Professor Alice Crary, New School for Social Research

The Methodological is the Political

Any feminism worthy of the name must direct attention to the interrelatedness of systems of oppression and must in this sense be politically radical. This core political lesson of some Second Wave feminist writings has an important methodological aspect. Many feminist thinkers contend that the intersecting patterns of behavior constitutive of gender-based abuses are recognizable as the abuses they are only when looked at in the light of an appreciation of the significance of forms of social vulnerability that pervasive gender-bias occasions.
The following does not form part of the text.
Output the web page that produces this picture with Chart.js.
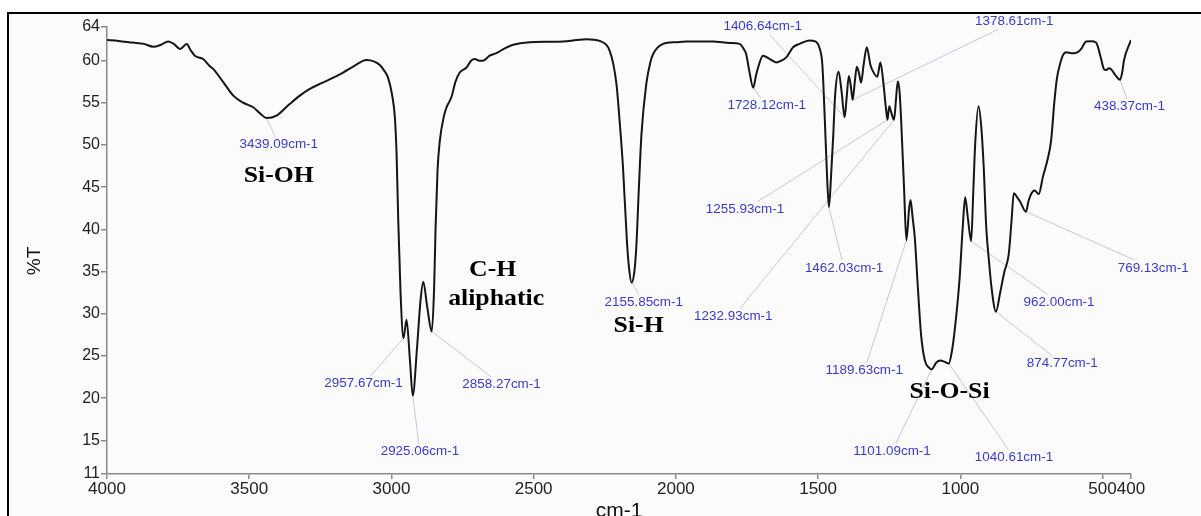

These thinkers suggest that, if we are to combat sexist social formations, we therefore need to complement our political radicalism with a methodological radicalism that involves making use of the practical power of ethically non-neutral resources, conceived as in themselves cognitively authoritative. Despite its apparent widespread acceptance, this methodological precept goes missing in an emerging body of feminist theory loosely associated with analytic philosophy. The current article takes Miranda Fricker’s celebrated 2007 book Epistemic Injustice as representative of this developing feminist corpus, bringing out how Fricker unquestioningly—and incorrectly—takes for granted that ethical neutrality is a regulative ideal for all world-directed thought. The article’s ambition is to revive venerable calls for ethically nonneutral modes of feminist social criticism by showing that the methodological conservativism to which Fricker is committed is fatal to feminist politics.